花澤:最近は災害リスク、天候リスクが増えましたね。ここ数年でほんとに極端に変わってきているのではないでしょうか。もちろん被害は農業だけではないし、今年はコロナによる社会的影響も大きくて比べようがない部分もありますが、これまではこうだったというのが通用しなくなりつつあります。大型化した台風や豪雨で、作物だけでなく施設(ハウス等)や設備もやられてしまう。鳥獣害の被害も酷くて、住宅地近くでもそこらじゅうイノシシの電柵だらけ。ちょっと山奥に行くと、鹿が出る、猿が出るというような状況です。既に悩ましいというような言い方では済まなくなりました。生産者の高齢化や後継者不足は益々深刻になり、最終的には生産者の減少は免れないところでしょう。そういう時代になった時に、特徴のある新しい品種が支えとなり、生産者の役に立ってくれれば良いのですが。

 🌱 花澤さんは加工品も作られているのですか。

花澤:ちょっと前まで、高級ぶどうは生食用で販売するのが大原則でした。父は少しでも販売する為にコンビニに持ち込んだり、道の脇で売ったりしていましたね。さすがに、そこはもっと効率よくできるのではないかと、加工品作りを始めました。ちょうど六次産業とういう考え方が広がり始めた頃でしたが、農家はみんなジャム作り。ぶどうやいちごなどの果物農家だけでなく、ニンジンやトマトなど野菜農家も入り混じって、道の駅はジャムだらけになりました。目新しいうちは売れるのですが、これはさすがに続きませんでした。それ以外では、飲む酢(ビネガー)、アイスクリーム、アイスキャンデーも作りました。最終的に現在も継続して作っているのは、レーズン、グレープ100%ジュース、生食ぶどうの日本ワインです。近所のケーキ工房“ポム”さんとコラボした季節限定のロールケーキや大きなレーズンが包まれたチョコレートも美味しいですよ。

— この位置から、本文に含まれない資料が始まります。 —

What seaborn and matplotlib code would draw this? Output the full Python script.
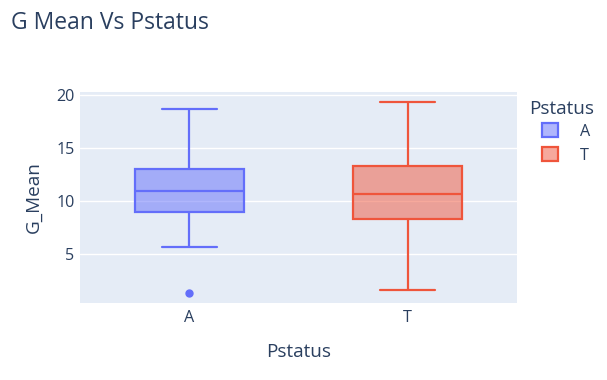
import matplotlib
matplotlib.use("Agg")
import matplotlib.pyplot as plt
import seaborn as sns
import pandas as pd
from matplotlib.patches import Patch

# ---- data ----
categories = ["A", "T"]
a_values = [1.29, 5.63, 8.93, 10.0, 10.97, 12.0, 13.05, 15.5, 18.65]
t_values = [1.60, 5.0, 8.30, 9.5, 10.63, 12.0, 13.33, 16.0, 19.31]
line_colors = ["#636EFA", "#EF553B"]
y_ticks = [5, 10, 15, 20]

df = pd.DataFrame({
    "Pstatus": ["A"] * len(a_values) + ["T"] * len(t_values),
    "G_Mean": a_values + t_values,
})

sns.set_style("white")
plt.rcParams["font.family"] = ["Open Sans", "DejaVu Sans"]
TXT = "#2a3f5f"

fig = plt.figure(figsize=(6.07, 3.80), dpi=100)
ax = fig.add_axes([80 / 607, 77 / 380, 437 / 607, 211 / 380])
ax.set_facecolor("#E5ECF6")
ax.grid(axis="y", color="white", linewidth=1.0, zorder=0)
ax.set_axisbelow(True)

lw = 1.6
for cat, col in zip(categories, line_colors):
    rgb = matplotlib.colors.to_rgb(col)
    sns.boxplot(
        data=df[df["Pstatus"] == cat], x="Pstatus", y="G_Mean", order=categories,
        width=0.5, saturation=1, linecolor=col, linewidth=lw, ax=ax,
        boxprops=dict(facecolor=(*rgb, 0.5), edgecolor=col, linewidth=lw, zorder=3),
        medianprops=dict(color=col, linewidth=lw),
        whiskerprops=dict(color=col, linewidth=lw),
        capprops=dict(color=col, linewidth=lw),
        flierprops=dict(marker="o", markerfacecolor=col, markeredgecolor=col,
                        markersize=5),
    )

ax.set_xlim(-0.5, 1.5)
ax.set_ylim(0.38, 20.3)
ax.set_yticks(y_ticks)
for s in ax.spines.values():
    s.set_visible(False)
ax.tick_params(axis="both", length=0, labelsize=11.6, labelcolor=TXT)
ax.tick_params(axis="y", pad=4)
ax.tick_params(axis="x", pad=5)
ax.set_xlabel("Pstatus", fontsize=13.6, color=TXT, labelpad=12)
ax.set_ylabel("G_Mean", fontsize=13.6, color=TXT, labelpad=10)

fig.text(11 / 607, 1 - 29 / 380, "G Mean Vs Pstatus", fontsize=16.5, color=TXT,
         ha="left", va="baseline")

# legend title and entries
fig.text(529 / 607, 1 - 114 / 380, "Pstatus", fontsize=13.6, color=TXT,
         ha="left", va="baseline")
handles = [Patch(facecolor=(*matplotlib.colors.to_rgb(c), 0.5), edgecolor=c,
                 linewidth=lw) for c in line_colors]
leg = fig.legend(handles, categories, loc="upper left",
                 bbox_to_anchor=(542 / 607, 1 - 123 / 380), frameon=False,
                 fontsize=11.6, handlelength=1.0,
                 handleheight=1.0, handletextpad=1.35, labelspacing=0.45,
                 borderaxespad=0, borderpad=0)
for t in leg.get_texts():
    t.set_color(TXT)

fig.savefig("out.png", dpi=100)
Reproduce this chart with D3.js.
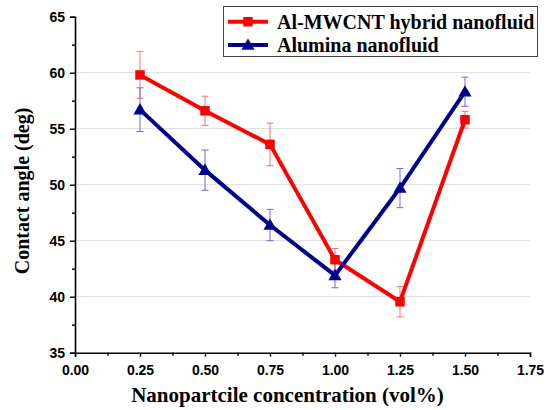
<!DOCTYPE html>
<html>
<head>
<meta charset="utf-8">
<script src="https://cdn.jsdelivr.net/npm/d3@7"></script>
<style>
  html, body { margin: 0; padding: 0; background: #fff; }
  svg { display: block; }
</style>
</head>
<body>
<svg id="chart" width="552" height="410"></svg>
<script>
// Concentrations (vol%) and measured contact angles with error margins
const concentrations = [0.25, 0.50, 0.75, 1.00, 1.25, 1.50];
const hybridAngle = [59.8, 56.6, 53.6, 43.3, 39.55, 55.8];
const hybridError = [2.1, 1.3, 1.9, 1.0, 1.35, 0.75];
const aluminaAngle = [56.7, 51.3, 46.4, 41.9, 49.7, 58.3];
const aluminaError = [1.95, 1.8, 1.4, 1.1, 1.75, 1.3];
const seriesNames = ["Al-MWCNT hybrid nanofluid", "Alumina nanofluid"];
const xTicks = [0, 0.25, 0.5, 0.75, 1.0, 1.25, 1.5, 1.75];
const yTicks = [35, 40, 45, 50, 55, 60, 65];

const svg = d3.select("#chart");
const plotLeft = 75, plotRight = 530, plotTop = 16.7, plotBottom = 352.7;

const x = d3.scaleLinear().domain([0, 1.75]).range([plotLeft, plotRight]);
const y = d3.scaleLinear().domain([35, 65]).range([plotBottom, plotTop]);

// horizontal grid lines
svg.append("g").selectAll("line")
  .data(yTicks.filter(v => v > 35 && v < 65))
  .join("line")
  .attr("x1", plotLeft).attr("x2", plotRight)
  .attr("y1", d => y(d)).attr("y2", d => y(d))
  .attr("stroke", "#dcdcdc").attr("stroke-width", 1);

const tickFont = "'Liberation Sans', Arial, sans-serif";
const serifFont = "'Liberation Serif', 'Times New Roman', serif";

// x axis with minor ticks
const xAxis = d3.axisBottom(x).tickValues(xTicks).tickFormat(d3.format(".2f"))
  .tickSizeOuter(0).tickSize(4).tickPadding(8);
const xMinor = d3.axisBottom(x).tickValues(xTicks.slice(0, -1).map(v => v + 0.125))
  .tickFormat("").tickSizeOuter(0).tickSize(3);
const gx = svg.append("g").attr("transform", `translate(0,${plotBottom})`).call(xAxis);
svg.append("g").attr("transform", `translate(0,${plotBottom})`).call(xMinor).select(".domain").remove();
gx.selectAll("text").attr("font-family", tickFont).attr("font-weight", "bold")
  .attr("font-size", 14).attr("fill", "#000");

// y axis with minor ticks
const yAxis = d3.axisLeft(y).tickValues(yTicks).tickFormat(d3.format("d"))
  .tickSizeOuter(0).tickSize(5).tickPadding(5);
const yMinor = d3.axisLeft(y).tickValues(yTicks.slice(0, -1).map(v => v + 2.5))
  .tickFormat("").tickSizeOuter(0).tickSize(3);
const gy = svg.append("g").attr("transform", `translate(${plotLeft},0)`).call(yAxis);
svg.append("g").attr("transform", `translate(${plotLeft},0)`).call(yMinor).select(".domain").remove();
gy.selectAll("text").attr("font-family", tickFont).attr("font-weight", "bold")
  .attr("font-size", 14).attr("fill", "#000");

svg.selectAll(".domain").attr("stroke", "#000").attr("stroke-width", 1.6);
svg.selectAll(".tick line").attr("stroke", "#000").attr("stroke-width", 1.4);

// axis titles
svg.append("text")
  .attr("x", 287.5).attr("y", 401.5)
  .attr("text-anchor", "middle")
  .attr("font-family", serifFont).attr("font-weight", "bold").attr("font-size", 21)
  .text("Nanopartcile concentration (vol%)");
svg.append("text")
  .attr("transform", "translate(29,191) rotate(-90)")
  .attr("text-anchor", "middle")
  .attr("font-family", serifFont).attr("font-weight", "bold").attr("font-size", 20)
  .text("Contact angle (deg)");

const series = [
  { name: seriesNames[0], vals: hybridAngle, errs: hybridError, color: "#ff0000", errColor: "#ff7070", shape: "square" },
  { name: seriesNames[1], vals: aluminaAngle, errs: aluminaError, color: "#00008f", errColor: "#6a6ae0", shape: "triangle" }
];

const squareSym = d3.symbol().type(d3.symbolSquare).size(90);
const triSym = d3.symbol().type(d3.symbolTriangle).size(75);

const line = d3.line().x(d => x(d[0])).y(d => y(d[1]));

// error bars
series.forEach(s => {
  const g = svg.append("g");
  concentrations.forEach((c, i) => {
    const cx = x(c), hi = y(s.vals[i] + s.errs[i]), lo = y(s.vals[i] - s.errs[i]);
    g.append("line").attr("x1", cx).attr("x2", cx).attr("y1", hi).attr("y2", lo)
      .attr("stroke", s.errColor).attr("stroke-width", 1);
    [hi, lo].forEach(yy => g.append("line")
      .attr("x1", cx - 3.5).attr("x2", cx + 3.5).attr("y1", yy).attr("y2", yy)
      .attr("stroke", s.errColor).attr("stroke-width", 1));
  });
});

// lines and markers
series.forEach(s => {
  const pts = concentrations.map((c, i) => [c, s.vals[i]]);
  svg.append("path").datum(pts).attr("d", line)
    .attr("fill", "none").attr("stroke", s.color).attr("stroke-width", 4)
    .attr("stroke-linejoin", "miter");
  svg.append("g").selectAll("path").data(pts).join("path")
    .attr("transform", d => `translate(${x(d[0])},${y(d[1]) + (s.shape === "triangle" ? 1 : 0)})`)
    .attr("d", s.shape === "square" ? squareSym() : triSym())
    .attr("fill", s.color);
});

// legend
const lg = svg.append("g");
lg.append("rect").attr("x", 223.5).attr("y", 6.5).attr("width", 314).attr("height", 50)
  .attr("fill", "#fff").attr("stroke", "#444").attr("stroke-width", 1);
series.forEach((s, i) => {
  const yy = [21.7, 45][i];
  lg.append("line").attr("x1", 228).attr("x2", 268).attr("y1", yy).attr("y2", yy)
    .attr("stroke", s.color).attr("stroke-width", 4);
  lg.append("path").attr("transform", `translate(248,${yy + (s.shape === "triangle" ? 1 : 0)})`)
    .attr("d", s.shape === "square" ? squareSym() : triSym()).attr("fill", s.color);
  lg.append("text").attr("x", 277).attr("y", yy + 7)
    .attr("font-family", serifFont).attr("font-weight", "bold").attr("font-size", 20)
    .text(s.name);
});
</script>
</body>
</html>
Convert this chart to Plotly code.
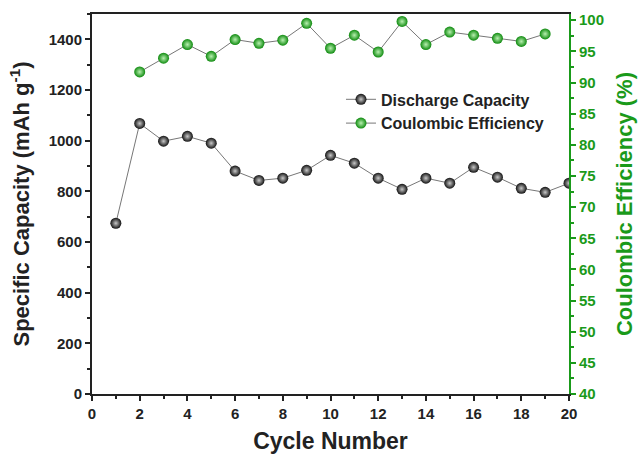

 🌱 今度、ぜひ購入させてください。今日は、お父様がデイサービスでお留守のところ、おじゃまさせていただきありがとうございました。最後に、もし可能でしたらお父様の瀬戸ジャイアンツ原木を見せていただけますか。

花澤:いいですよ。すぐ、そこにありますから。すべての瀬戸ジャイアンツの親となった原木です。お年寄りですが、いまだに実をつけるのですよ。